A teacher at Canyons School District is using art to help students with disabilities pair up with other students and learn even more.
Jonathan Hale and one of his fellow research partners, Kelby McIntyre Martinez, Assistant Dean of the College of Fine Arts at the University of Utah joined Good Morning Utah Monday morning to find out how students, whether in special education or not, can help each other learn and grow.
Question: What is peer partnering in an arts Inclusion classroom, and how does it work?
Answer: Arts Inclusion is a concept we initiated that pairs regular-education elementary students in fourth or fifth grade with their similarly aged peers from Canyons’ specialized school for students with severe disabilities. The special education students come to their peers’ classroom at Sprucewood Elementary for an arts inclusion class, and they work as partners on various projects one-on-one with each other.
Question: What are some of the results you’re seeing?
Answer: After teaching an art inclusion class at Sprucewood Elementary in Canyons District for about three years, we have seen peer partners learn how to take on leadership roles and support the needs of their group, and we have seen students with disabilities engage for longer times in art activities or participate vocally, on their own, when they are normally non-verbal.
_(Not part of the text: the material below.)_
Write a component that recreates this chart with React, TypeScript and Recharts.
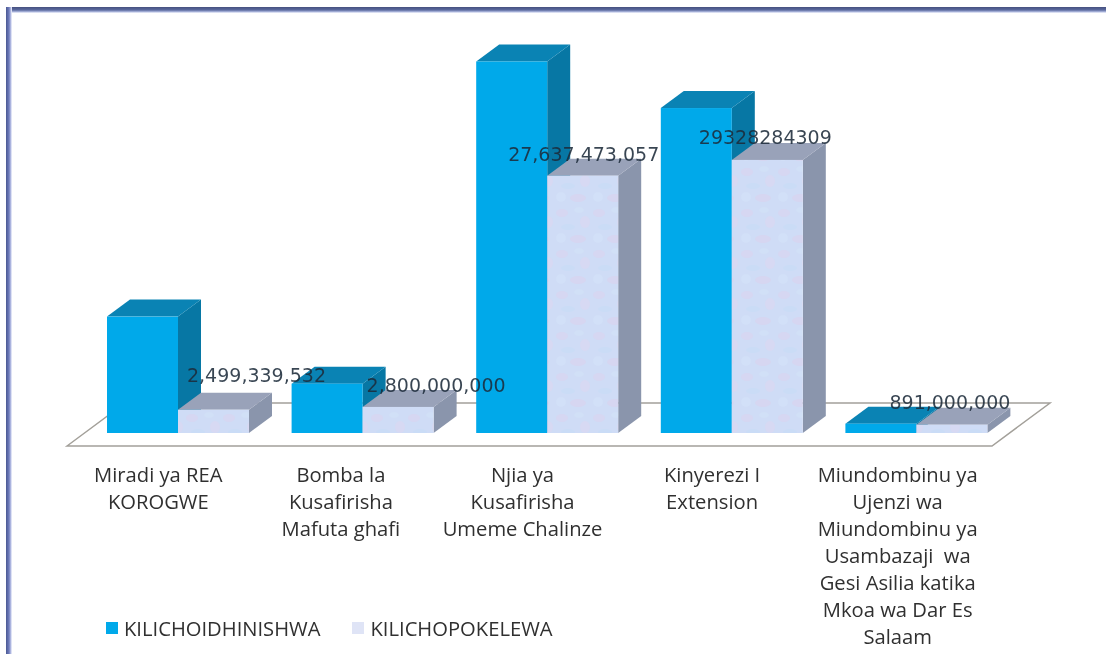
import { BarChart, Bar, XAxis, YAxis, Legend, LabelList } from "recharts";

const categories = [
  "Miradi ya REA\nKOROGWE",
  "Bomba la\nKusafirisha\nMafuta ghafi",
  "Njia ya\nKusafirisha\nUmeme Chalinze",
  "Kinyerezi I\nExtension",
  "Miundombinu ya\nUjenzi wa\nMiundombinu ya\nUsambazaji  wa\nGesi Asilia katika\nMkoa wa Dar Es\nSalaam",
];
const approved = [12500000000, 5300000000, 39900000000, 34900000000, 1000000000];
const received = [2499339532, 2800000000, 27637473057, 29328284309, 891000000];
const receivedLabels = [
  "2,499,339,532",
  "2,800,000,000",
  "27,637,473,057",
  "29328284309",
  "891,000,000",
];

// the labels were dragged around by hand in the original
const labelNudges = [
  [43, -35],
  [38, -22],
  [1, -22],
  [-2, -23],
  [-2, -23],
];
// category text sits left of the bars, under the front edge of the floor
const tickNudges = [-20, -22, -25, -20, -19];

const chartData = categories.map((name, i) => ({
  name,
  approved: approved[i],
  received: received[i],
}));

const BLUE = "#00a9ea";
const LAVENDER = "#cfdcf6";
const DEPTH_X = 23;
const DEPTH_Y = 17;

const Box3D = (props: any) => {
  const { x, y, width, height, front, top, side } = props;
  const r = x + width;
  const b = y + height;
  return (
    <g>
      <polygon
        points={`${r},${y} ${r + DEPTH_X},${y - DEPTH_Y} ${r + DEPTH_X},${b - DEPTH_Y} ${r},${b}`}
        fill={side}
      />
      <polygon
        points={`${x},${y} ${x + DEPTH_X},${y - DEPTH_Y} ${r + DEPTH_X},${y - DEPTH_Y} ${r},${y}`}
        fill={top}
      />
      <rect x={x} y={y} width={width} height={height} fill={front} />
    </g>
  );
};

const CategoryTick = ({ x, y, payload, index }: any) => {
  const cx = x + tickNudges[index];
  return (
    <text
      x={cx}
      y={y}
      textAnchor="middle"
      fontFamily="'Open Sans', sans-serif"
      fontSize={20.2}
      fill="#303030"
      xmlSpace="preserve"
    >
      {String(payload.value)
        .split("\n")
        .map((line, i) => (
          <tspan key={i} x={cx} y={y + 40.5 + i * 27}>
            {line}
          </tspan>
        ))}
    </text>
  );
};

const ValueLabel = ({ x, y, width, index }: any) => (
  <text
    x={x + width / 2 + labelNudges[index][0]}
    y={y + labelNudges[index][1] + 7}
    textAnchor="middle"
    fontFamily="'DejaVu Sans', sans-serif"
    fontSize={19}
    fill="#1d2b3a"
    fillOpacity={0.88}
  >
    {receivedLabels[index]}
  </text>
);

const ChartLegend = ({ payload }: any) => (
  <div style={{ display: "flex", fontFamily: "'Open Sans', sans-serif", fontSize: 20.2, color: "#303030" }}>
    {(payload ?? []).map((entry: any, i: number) => (
      <span
        key={entry.value}
        style={{ display: "inline-flex", alignItems: "center", marginRight: i === 0 ? 32 : 0 }}
      >
        <span
          style={{
            width: 12,
            height: 12,
            marginRight: 6,
            background: i === 0 ? BLUE : "#dfe4f6",
          }}
        />
        {entry.value}
      </span>
    ))}
  </div>
);

export default function App() {
  return (
    <div
      style={{
        position: "absolute",
        left: 0,
        top: 0,
        width: 1106,
        height: 654,
        overflow: "hidden",
        background: "#fff",
      }}
    >
      {/* frame: only the top and left edges show, dark outside and fading inwards */}
      <div
        style={{
          position: "absolute",
          left: 6,
          top: 7,
          width: 1100,
          height: 6,
          background: "linear-gradient(to bottom, #45507f, #5b6a9f 50%, #b9c2e6 85%, #ffffff)",
        }}
      />
      <div
        style={{
          position: "absolute",
          left: 6,
          top: 7,
          width: 6,
          height: 647,
          background: "linear-gradient(to right, #4a5892, #6f7cbc 50%, #c3caec 85%, #ffffff)",
        }}
      />
      <div style={{ position: "absolute", left: 0, top: 0, filter: "blur(0.7px)" }}>
        <BarChart
          width={1106}
          height={654}
          data={chartData}
          barSize={71}
          barGap={0}
          margin={{ top: 14, right: 97, bottom: 0, left: 86 }}
        >
          <defs>
            <pattern id="mottle" width="37" height="41" patternUnits="userSpaceOnUse">
              <rect width="37" height="41" fill={LAVENDER} />
              <ellipse cx="7" cy="8" rx="6" ry="4" fill="#d6d7f2" />
              <ellipse cx="24" cy="5" rx="5" ry="3" fill="#d1e0f7" />
              <ellipse cx="30" cy="17" rx="5" ry="6" fill="#d7d9f3" />
              <ellipse cx="13" cy="22" rx="7" ry="3" fill="#cadcf6" />
              <ellipse cx="6" cy="33" rx="5" ry="5" fill="#d2e0f8" />
              <ellipse cx="23" cy="34" rx="8" ry="4" fill="#d6d6f1" />
            </pattern>
          </defs>
          <polygon
            points="67,446 125,403 1050,403 992,446"
            fill="#fff"
            stroke="#a3a09a"
            strokeWidth={1.5}
          />
          <XAxis
            dataKey="name"
            height={221}
            axisLine={false}
            tickLine={false}
            interval={0}
            tick={<CategoryTick />}
          />
          <YAxis hide domain={[0, 45000000000]} />
          <Legend
            layout="horizontal"
            verticalAlign="middle"
            align="center"
            content={<ChartLegend />}
            wrapperStyle={{ position: "absolute", left: 106, top: 614, width: 500, height: 28 }}
          />
          <Bar
            dataKey="approved"
            name="KILICHOIDHINISHWA"
            fill={BLUE}
            isAnimationActive={false}
            shape={<Box3D front={BLUE} top="#0a83b4" side="#0777a4" />}
          />
          <Bar
            dataKey="received"
            name="KILICHOPOKELEWA"
            fill="#d6dff5"
            isAnimationActive={false}
            shape={<Box3D front="url(#mottle)" top="#99a2b9" side="#8a95ac" />}
          >
            <LabelList dataKey="received" content={<ValueLabel />} />
          </Bar>
        </BarChart>
      </div>
    </div>
  );
}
Participating in the program has helped the regular education students learn to be more accepting of others, and it has helped the special education students reach milestones that are often out of reach.
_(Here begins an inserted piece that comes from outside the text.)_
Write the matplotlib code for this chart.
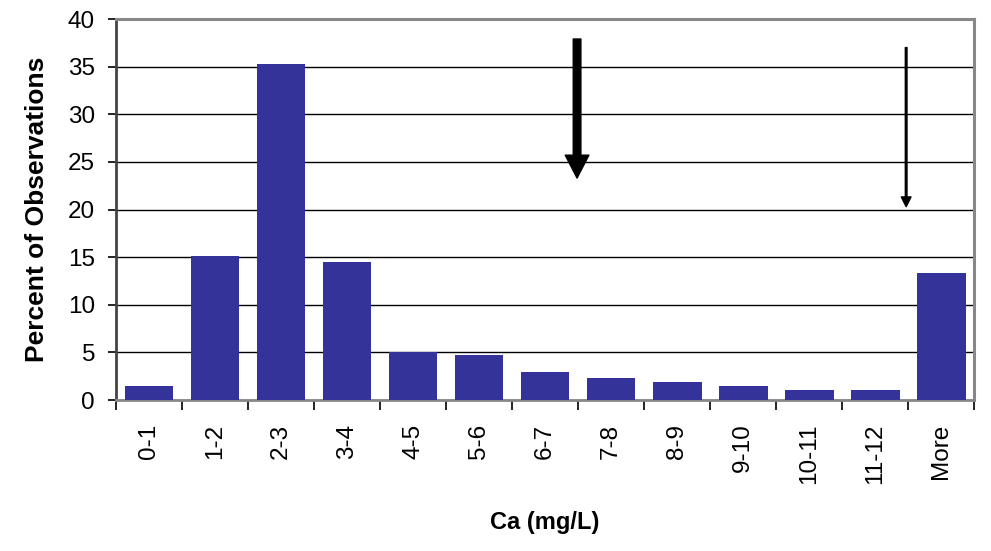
import numpy as np
import matplotlib.pyplot as plt

plt.rcParams['font.family'] = ['Liberation Sans', 'DejaVu Sans']

# binned Ca concentrations (mg/L) and share of observations (%)
bins = ['0-1', '1-2', '2-3', '3-4', '4-5', '5-6', '6-7', '7-8', '8-9',
        '9-10', '10-11', '11-12', 'More']
percent = [1.5, 15.1, 35.3, 14.5, 5.0, 4.7, 2.95, 2.3, 1.9, 1.45, 1.05, 1.05, 13.3]

# arrow markers: (x position in bins, start value, end value)
thick_arrow = (6.485, 37.9, 23.3)
thin_arrow = (11.47, 37.0, 20.3)

fig = plt.figure(figsize=(9.91, 5.51), dpi=100)
ax = fig.add_axes([0.117, 0.274, 0.866, 0.6915])

x = np.arange(len(bins))
ax.bar(x, percent, width=0.74, color='#333399', zorder=3)

ax.set_xlim(-0.5, len(bins) - 0.5)
ax.set_ylim(0, 40)
ax.set_yticks(np.arange(0, 41, 5))
ax.yaxis.grid(True, color='black', linewidth=1.0, zorder=0)

ax.set_xticks(x)
ax.set_xticklabels(bins, rotation=90)
ax.set_xticks(np.arange(-0.5, len(bins)), minor=True)
ax.tick_params(axis='x', which='major', length=0, pad=17, labelsize=17.5)
ax.tick_params(axis='x', which='minor', length=7, width=1.2, direction='out')
ax.tick_params(axis='y', length=6, width=1.2, labelsize=17.5, pad=9)

for side in ['top', 'right']:
    ax.spines[side].set_color('#888888')
    ax.spines[side].set_linewidth(2.2)
ax.spines['left'].set_color('#444444')
ax.spines['left'].set_linewidth(2)
ax.spines['bottom'].set_color('#888888')
ax.spines['bottom'].set_linewidth(2)

ax.set_ylabel('Percent of Observations', fontsize=19, fontweight='bold', labelpad=14)
ax.set_xlabel('Ca (mg/L)', fontsize=17, fontweight='bold', labelpad=19)

ax.annotate('', xy=(thick_arrow[0], thick_arrow[2]), xytext=(thick_arrow[0], thick_arrow[1]),
            arrowprops=dict(facecolor='black', edgecolor='black', width=5.5,
                            headwidth=17, headlength=16.5, shrink=0), zorder=5)
ax.annotate('', xy=(thin_arrow[0], thin_arrow[2]), xytext=(thin_arrow[0], thin_arrow[1]),
            arrowprops=dict(facecolor='black', edgecolor='black', width=1.2,
                            headwidth=7, headlength=7, shrink=0), zorder=5)

fig.savefig('out.png', dpi=100)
Question: How did you come together to create this research program?
Answer: As a Beverly Taylor Sorenson Arts Learning Program specialist, Jonathan was looking for research opportunities, and he was interested in how art can be a medium to reach students who may have cognitive difficulties. Kelby is the Director of the Beverly Taylor Sorenson Arts Learning Program at the University of Utah, so when their paths crossed, they decided to work together, with two other professors from the University of Utah, to see if Jonathan’s hunch that peer partners would be beneficial was correct.
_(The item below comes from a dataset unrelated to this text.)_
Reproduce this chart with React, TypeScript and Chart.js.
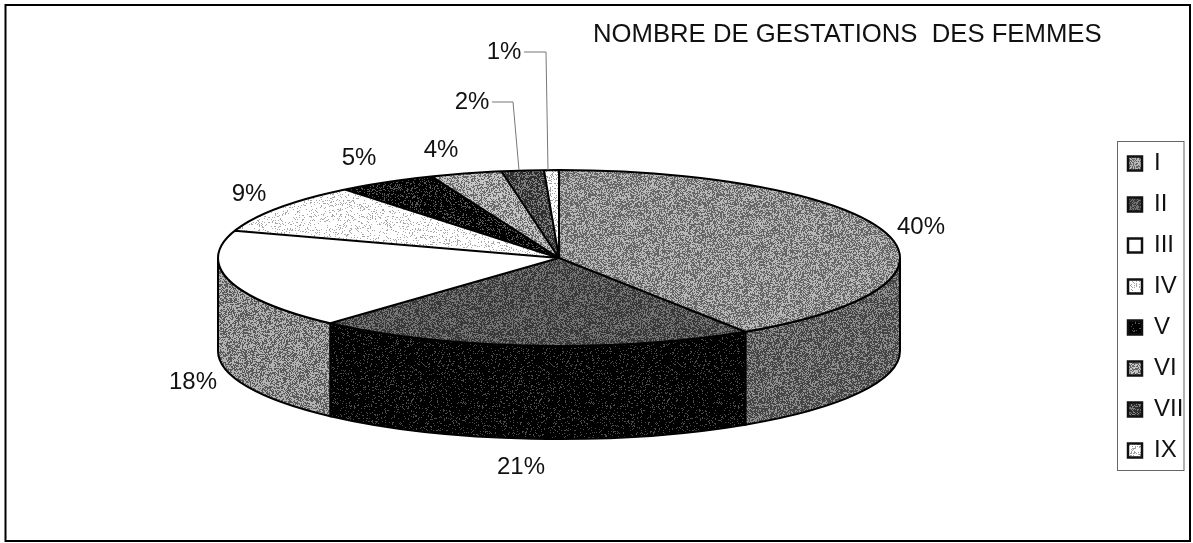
import React, { useEffect, useRef } from "react";
import { Chart, registerables } from "chart.js";

Chart.register(...registerables);

const categories = ["I", "II", "III", "IV", "V", "VI", "VII", "IX"];
const sliceShares = [40.8, 20.9, 18.3, 9.2, 4.7, 3.4, 2.0, 0.7];
// Percent texts as printed next to each slice.
const percentLabels = ["40%", "21%", "18%", "9%", "5%", "4%", "2%", "1%"];
const chartTitle = "NOMBRE DE GESTATIONS  DES FEMMES";

// [dark ink, light ink, share of dark pixels]
const topShades: [string, string, number][] = [
  ["#666666", "#b8b8b8", 0.52],
  ["#383838", "#747474", 0.55],
  ["#000000", "#ffffff", 0],
  ["#a8a8a8", "#ffffff", 0.14],
  ["#000000", "#585858", 0.8],
  ["#6a6a6a", "#c6c6c6", 0.42],
  ["#2e2e2e", "#7c7c7c", 0.6],
  ["#a0a0a0", "#ffffff", 0.22],
];
const wallShades: [string, string, number][] = [
  ["#454545", "#8e8e8e", 0.58],
  ["#000000", "#4c4c4c", 0.88],
  ["#5a5a5a", "#b2b2b2", 0.48],
  ["#000000", "#ffffff", 0],
  ["#000000", "#ffffff", 0],
  ["#000000", "#ffffff", 0],
  ["#000000", "#ffffff", 0],
  ["#000000", "#ffffff", 0],
];

const FONT = '"Liberation Sans", Arial, sans-serif';
const CENTER = { x: 559, y: 258 };
const RADIUS_X = 341;
const RADIUS_Y = 88;
const DEPTH = 93;
const FRAME = { left: 5.5, top: 5, right: 1190, bottom: 541 };
const LEGEND_FRAME = { left: 1117.5, top: 141.5, right: 1184, bottom: 470.5 };
const LABEL_ANCHORS = [
  [921, 227], [521, 467], [193, 382], [249, 194],
  [359, 158], [441, 150], [472, 102], [504, 52],
];
const LEADERS = [
  { index: 6, path: [[492, 102], [513, 102], [519, 170]] },
  { index: 7, path: [[524, 52], [546, 52], [548, 170]] },
];

function stipple(shade: [string, string, number], stretchY: number) {
  const [dark, light, share] = shade;
  const size = 128;
  const tile = document.createElement("canvas");
  tile.width = size;
  tile.height = size;
  const g = tile.getContext("2d")!;
  g.fillStyle = light;
  g.fillRect(0, 0, size, size);
  g.fillStyle = dark;
  let seed = 20011;
  for (let y = 0; y < size; y++) {
    for (let x = 0; x < size; x++) {
      seed = (seed * 1103515245 + 12345) & 0x7fffffff;
      if (((seed >> 12) % 1000) / 1000 < share) g.fillRect(x, y, 1, 1);
    }
  }
  const pattern = g.createPattern(tile, "repeat")!;
  pattern.setTransform(new DOMMatrix().scale(1, stretchY));
  return pattern;
}

const pie3d = {
  id: "pie3d",
  beforeDatasetsDraw(chart: any) {
    const { ctx } = chart;
    const arcs = chart.getDatasetMeta(0).data;
    const walls = wallShades.map((s) => stipple(s, 1));
    ctx.save();
    ctx.imageSmoothingEnabled = false;
    ctx.strokeStyle = "#000";
    ctx.lineWidth = 2;
    arcs.forEach((arc: any, i: number) => {
      const a0 = Math.max(arc.startAngle, 0);
      const a1 = Math.min(arc.endAngle, Math.PI);
      if (a1 <= a0) return;
      ctx.beginPath();
      ctx.ellipse(CENTER.x, CENTER.y, RADIUS_X, RADIUS_Y, 0, a0, a1);
      ctx.ellipse(CENTER.x, CENTER.y + DEPTH, RADIUS_X, RADIUS_Y, 0, a1, a0, true);
      ctx.closePath();
      ctx.fillStyle = walls[i];
      ctx.fill();
      ctx.stroke();
    });
    ctx.restore();
    const arc0 = arcs[0];
    ctx.save();
    ctx.imageSmoothingEnabled = false;
    ctx.translate(CENTER.x, CENTER.y);
    ctx.scale(1, RADIUS_Y / RADIUS_X);
    ctx.translate(-arc0.x, -arc0.y);
  },
  afterDatasetsDraw(chart: any) {
    const { ctx } = chart;
    ctx.restore();
    const arcs = chart.getDatasetMeta(0).data;
    ctx.save();
    ctx.strokeStyle = "#000";
    ctx.lineWidth = 2;
    ctx.beginPath();
    ctx.ellipse(CENTER.x, CENTER.y, RADIUS_X, RADIUS_Y, 0, 0, Math.PI * 2);
    arcs.forEach((arc: any) => {
      ctx.moveTo(CENTER.x, CENTER.y);
      ctx.lineTo(
        CENTER.x + RADIUS_X * Math.cos(arc.startAngle),
        CENTER.y + RADIUS_Y * Math.sin(arc.startAngle)
      );
    });
    ctx.stroke();
    ctx.restore();
  },
  afterDraw(chart: any) {
    const { ctx } = chart;
    ctx.save();
    ctx.strokeStyle = "#000";
    ctx.lineWidth = 2;
    ctx.strokeRect(FRAME.left, FRAME.top, FRAME.right - FRAME.left, FRAME.bottom - FRAME.top);
    ctx.strokeStyle = "#666";
    ctx.lineWidth = 1;
    ctx.strokeRect(
      LEGEND_FRAME.left,
      LEGEND_FRAME.top,
      LEGEND_FRAME.right - LEGEND_FRAME.left,
      LEGEND_FRAME.bottom - LEGEND_FRAME.top
    );
    ctx.strokeStyle = "#777";
    LEADERS.forEach(({ path }) => {
      ctx.beginPath();
      path.forEach(([x, y], i) => (i ? ctx.lineTo(x, y) : ctx.moveTo(x, y)));
      ctx.stroke();
    });
    ctx.fillStyle = "#111";
    ctx.textAlign = "center";
    ctx.textBaseline = "middle";
    ctx.font = `24px ${FONT}`;
    percentLabels.forEach((text, i) => {
      ctx.fillText(text, LABEL_ANCHORS[i][0], LABEL_ANCHORS[i][1]);
    });
    ctx.textAlign = "left";
    ctx.font = `25.7px ${FONT}`;
    ctx.fillText(chartTitle, 593, 35);
    ctx.restore();
  },
  afterLayout(chart: any) {
    const legend = chart.legend;
    const pad = legend.options.labels.padding;
    legend.left = 1128 - pad;
    legend.right = legend.left + legend.width;
    legend.top = 307 - legend.height / 2;
    legend.bottom = legend.top + legend.height;
  },
};

export default function App() {
  const canvasRef = useRef<HTMLCanvasElement>(null);

  useEffect(() => {
    const flatten = RADIUS_X / RADIUS_Y;
    const fills = topShades.map((s) => stipple(s, flatten));
    const swatches = topShades.map((s) => stipple(s, 1));
    const chart = new Chart(canvasRef.current!, {
      type: "pie",
      plugins: [pie3d],
      data: {
        labels: categories,
        datasets: [
          {
            data: sliceShares,
            backgroundColor: fills,
            borderWidth: 0,
            clip: false,
          },
        ],
      },
      options: {
        responsive: false,
        animation: false,
        radius: RADIUS_X,
        plugins: {
          tooltip: { enabled: false },
          title: { display: false },
          legend: {
            display: true,
            position: "right",
            labels: {
              boxWidth: 14,
              boxHeight: 14,
              padding: 17,
              color: "#111",
              font: { family: FONT, size: 24 },
              generateLabels(c: any) {
                const items = (Chart as any).overrides.doughnut.plugins.legend.labels.generateLabels(c);
                return items.map((item: any, i: number) => ({
                  ...item,
                  fillStyle: swatches[i],
                  strokeStyle: "#111",
                  lineWidth: 2.5,
                }));
              },
            },
          },
        },
      },
    } as any);
    return () => chart.destroy();
  }, []);

  return (
    <canvas
      ref={canvasRef}
      width={1193}
      height={543}
      style={{ position: "fixed", left: 0, top: 0, display: "block", background: "#fff" }}
    />
  );
}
Question: You presented your research at the last Kennedy Center Special Education Conference. What was the reaction there?
Answer: After our presentation, we were contacted by the Art Access program, and they are now replicating our peer partnering model in their program in Washington D.C. and California. We also forged some connections with a dance company who has agreed to come work with our intensive special needs students at Jordan Valley and help train teachers how to dance with students with disabilities.
BACKGROUND: Hale and a team of researchers from the University of Utah have studied the impact of pairing students with severe special needs with general-education students in an “arts inclusion” class for the past three years. They presented their findings, that general education students helped special education students experience dramatic breakthroughs, at the 2018 Kennedy Center VSA Intersections: Arts and Special Education Conference. Since then, other programs in the country have followed their lead, using peer partnering as a way to help both special education and general education students succeed.